The Facebook Team has received your inquiry. We should get back to you soon. In the meantime, we encourage you to review our Privacy and Security Help page (http://www.facebook.com/help.php?page=433). There, you’ll find answers to many common questions.

Thanks for contacting Facebook,

The Facebook Team

It didn’t take a deep investigation to realize this was an auto-generated message. In addition, the return address had been purposefully obfuscated to either prevent a reply or keep damn good track of who did reply:


I then run through the same process roughly ten times – hitting the delete account page and proceeding – hoping the “Facebook Team” truly gets the message. Then I run out for breakfast. When I returned, there were no new delete account messages waiting for me – someone has obviously tried the delete-account-many-times approach, and Facebook has taken appropriate measures. Several hours later my account was still active.


1) Facebook goes to great length to prevent you from finding a way to delete your account. Links are extremely non-obvious, and the site purposefully tries to circumvent your reaching the page. You are forced to find a link to delete from outside the site, and make sure your are logged in BEFORE you can properly access said link.

2) Facebook communication makes them sound apprehensive about deleting your information.

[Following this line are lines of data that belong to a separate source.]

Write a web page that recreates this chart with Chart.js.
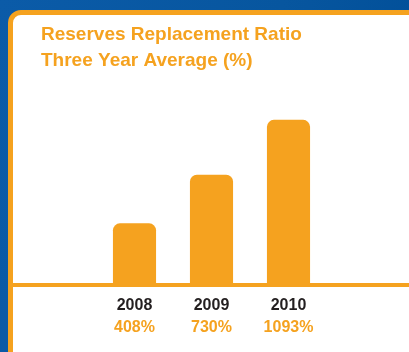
<!DOCTYPE html>
<html lang="en">

<head>
  <meta charset="UTF-8">
  <script src="https://cdn.jsdelivr.net/npm/chart.js"></script>
  <title>Reserves Replacement Ratio</title>
  <style>
    body { margin: 0; width: 409px; height: 352px; overflow: hidden; position: relative;
      background: linear-gradient(100deg, #0b5ba8 0%, #07569f 60%, #004e98 100%); }
    #painel { position: absolute; left: 8px; top: 10px; width: 420px; height: 360px;
      border: 5px solid #f5a21f; border-top-left-radius: 13px; background: #fff; }
    #grafico { position: absolute; left: 0; top: 0; }
  </style>
</head>

<body>
  <div id="painel"></div>
  <canvas id="grafico" width="409" height="352"></canvas>

<script>
  const anos = ['2008', '2009', '2010'];
  const valores = [408, 730, 1093];
  const rotulosPct = ['408%', '730%', '1093%'];

  const laranja = '#f5a21f';
  const fonte = "'Liberation Sans', Arial, sans-serif";

  // linha laranja da base, de borda a borda do painel
  const linhaBase = {
    id: 'linhaBase',
    afterDatasetsDraw(chart) {
      const y = chart.scales.y.getPixelForValue(0);
      const ctx = chart.ctx;
      ctx.save();
      ctx.fillStyle = laranja;
      ctx.fillRect(12, y - 2, chart.width, 4);
      ctx.restore();
    }
  };

  new Chart(document.getElementById('grafico'), {
    type: 'bar',
    data: {
      labels: anos,
      datasets: [{
        data: valores,
        backgroundColor: laranja,
        borderWidth: 0,
        borderRadius: { topLeft: 7, topRight: 7 },
        borderSkipped: 'start',
        barPercentage: 0.56,
        categoryPercentage: 1
      }]
    },
    options: {
      responsive: false,
      animation: false,
      layout: { padding: { left: 41, right: 82, top: 0, bottom: 16.5 } },
      scales: {
        x: {
          weight: 0,
          grid: { display: false, drawTicks: false },
          border: { display: false },
          ticks: { color: '#231f20', padding: 10.5, font: { family: fonte, size: 16, weight: 'bold', lineHeight: 1.2 } },
          afterFit(escala) { escala.height = 28.5; }
        },
        x2: {
          type: 'category',
          position: 'bottom',
          weight: 1,
          offset: true,
          labels: rotulosPct,
          grid: { display: false, drawTicks: false },
          border: { display: false },
          ticks: { color: laranja, padding: 4, font: { family: fonte, size: 16, weight: 'bold', lineHeight: 1.2 } },
          afterFit(escala) { escala.height = 22; }
        },
        y: {
          min: 0,
          max: 1100,
          grid: { display: false, drawTicks: false },
          border: { display: false },
          ticks: { display: false },
          afterFit(escala) { escala.width = 55; }
        }
      },
      plugins: {
        legend: { display: false },
        tooltip: { enabled: false },
        title: {
          display: true,
          align: 'start',
          text: ['Reserves Replacement Ratio', 'Three Year Average (%)'],
          color: laranja,
          font: { family: fonte, size: 19, weight: 'bold', lineHeight: 1.4 },
          padding: { top: 21, bottom: 44.6 }
        }
      }
    },
    plugins: [linhaBase]
  });
</script>
</body>

</html>
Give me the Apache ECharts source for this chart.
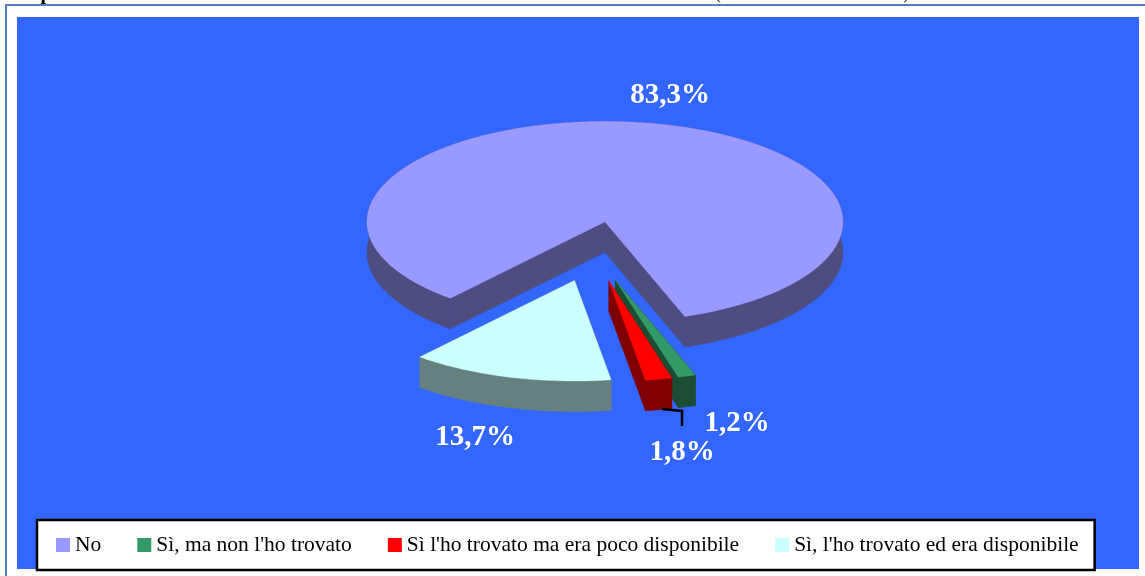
<!DOCTYPE html>
<html>
<head>
<meta charset="utf-8">
<style>
  html, body { margin: 0; padding: 0; background: #fff; }
  #pie3d { width: 1145px; height: 576px; }
</style>
<script src="https://cdn.jsdelivr.net/npm/echarts@6/dist/echarts.min.js"></script>
</head>
<body>
<div id="pie3d"></div>
<script>
// values, in clockwise order around the pie
var categories = ["No", "Sì, ma non l'ho trovato", "Sì l'ho trovato ma era poco disponibile", "Sì, l'ho trovato ed era disponibile"];
var percentages = [83.3, 1.2, 1.8, 13.7];

// colours for top face and wall of each slice
var topColors = ["#9999FF", "#339966", "#FF0000", "#CCFFFF"];
var wallColors = ["#4D4D80", "#1A4D33", "#800000", "#668080"];
// where each percent label sits
var labelSpots = [[670, 96], [737, 424], [682, 453], [475, 438]];
// small sideways nudge per slice, the source chart is not quite regular
var nudges = [-2, 0, 0, 0];

// the pie is an ellipse seen from above, so keep its projection here
var cx = 594, cy = 251.5, rx = 238, ry = 100.5, depth = 30.5, explode = 0.3, startAngle = 220.5;

var total = percentages.reduce(function (a, b) { return a + b; }, 0);

function slicePoints(index, from, to) {
  // from/to are degrees clockwise from the top of the pie
  var mid = (from + to) / 2 * Math.PI / 180;
  var ox = cx + nudges[index] + explode * rx * Math.sin(mid);
  var oy = cy - explode * ry * Math.cos(mid);
  var pts = [[ox, oy]];
  var steps = Math.max(2, Math.ceil(to - from));
  for (var i = 0; i <= steps; i++) {
    var a = (from + (to - from) * i / steps) * Math.PI / 180;
    pts.push([ox + rx * Math.sin(a), oy - ry * Math.cos(a)]);
  }
  return pts;
}

function wallPolygon(points, color) {
  // one band per wall, a band of many small quads shows seams
  var lower = points.map(function (p) { return [p[0], p[1] + depth]; }).reverse();
  return {
    type: "polygon",
    shape: { points: points.concat(lower) },
    style: { fill: color, stroke: color, lineWidth: 0.5 }
  };
}

function renderSlice(index, params, api) {
  var before = 0;
  for (var i = 0; i < index; i++) before += percentages[i];
  var value = api.value(0);
  var from = startAngle + before / total * 360;
  var to = from + value / total * 360;
  var pts = slicePoints(index, from, to);
  var color = wallColors[index];
  var children = [
    wallPolygon([pts[0], pts[1]], color),
    wallPolygon([pts[0], pts[pts.length - 1]], color),
    wallPolygon(pts.slice(1), color),
    {
      type: "polygon",
      shape: { points: pts },
      style: { fill: topColors[index], stroke: topColors[index], lineWidth: 0.4 }
    }
  ];
  // leader line of the red slice
  if (index === 2) {
    children.push({
      type: "polyline",
      shape: { points: [[662, 409], [682, 411], [682, 426]] },
      style: { fill: null, stroke: "#000", lineWidth: 2.5 }
    });
  }
  children.push({
    type: "text",
    style: {
      x: labelSpots[index][0],
      y: labelSpots[index][1],
      text: value.toFixed(1).replace(".", ",") + "%",
      fill: "#fff",
      font: "bold 29px 'Liberation Serif'",
      align: "center",
      verticalAlign: "middle"
    }
  });
  return { type: "group", children: children };
}

function makeSeries(index, z) {
  return {
    name: categories[index],
    type: "custom",
    coordinateSystem: "none",
    z: z,
    silent: true,
    animation: false,
    itemStyle: { color: topColors[index] },
    data: [[percentages[index]]],
    renderItem: function (params, api) { return renderSlice(index, params, api); }
  };
}

var option = {
  animation: false,
  backgroundColor: "#fff",
  legend: {
    left: 37,
    top: 520,
    orient: "horizontal",
    data: categories,
    icon: "rect",
    itemWidth: 14,
    itemHeight: 14,
    itemGap: 36,
    padding: [14, 16, 14, 19],
    backgroundColor: "#fff",
    borderColor: "#000",
    borderWidth: 2.5,
    borderRadius: 0,
    selectedMode: false,
    textStyle: { color: "#000", fontFamily: "Liberation Serif", fontSize: 21.5 }
  },
  graphic: [
    { type: "rect", z: -2, shape: { x: 6, y: 5, width: 1200, height: 640 }, style: { fill: "#fff", stroke: "#4F81BD", lineWidth: 2 } },
    { type: "rect", z: -1, shape: { x: 17, y: 17, width: 1122, height: 552 }, style: { fill: "#3366FF" } },
    // caption above the frame, cut off by the top of the page in the source
    { type: "text", z: -2, style: { x: 46, y: 4, text: "p", fill: "#000", font: "bold 20px 'Liberation Serif'", align: "center", verticalAlign: "bottom" } },
    { type: "text", z: -2, style: { x: 718, y: 3, text: "(", fill: "#000", font: "17px 'Liberation Serif'", align: "center", verticalAlign: "bottom" } },
    { type: "text", z: -2, style: { x: 906, y: 3, text: ")", fill: "#000", font: "17px 'Liberation Serif'", align: "center", verticalAlign: "bottom" } }
  ],
  // drawn back to front
  series: [makeSeries(0, 1), makeSeries(3, 2), makeSeries(1, 3), makeSeries(2, 4)]
};

var myChart = echarts.init(document.getElementById("pie3d"), null, { renderer: "canvas" });
myChart.setOption(option);
</script>
</body>
</html>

They may claim that this is for your own protection, but I consider the sequence and tone more that of one that wants to carefully review your information first, just in case there is something of value to them within.

Keep in mind – you don’t have this problem elsewhere. I’ve been plenty of places where going through the delete account process gives you fair warning, just before your account disappears. I’ve got MySpace on the tip of my tongue…cripes, even Google lets you delete accounts and the result is instantaneous. Finding yourself in the position of having to wait for some “team” to “get back to you soon” is more than mere bullshit.

You know what they say…if it looks like a duck, and quacks like a duck…

Then don’t forget your waterfowl stamp.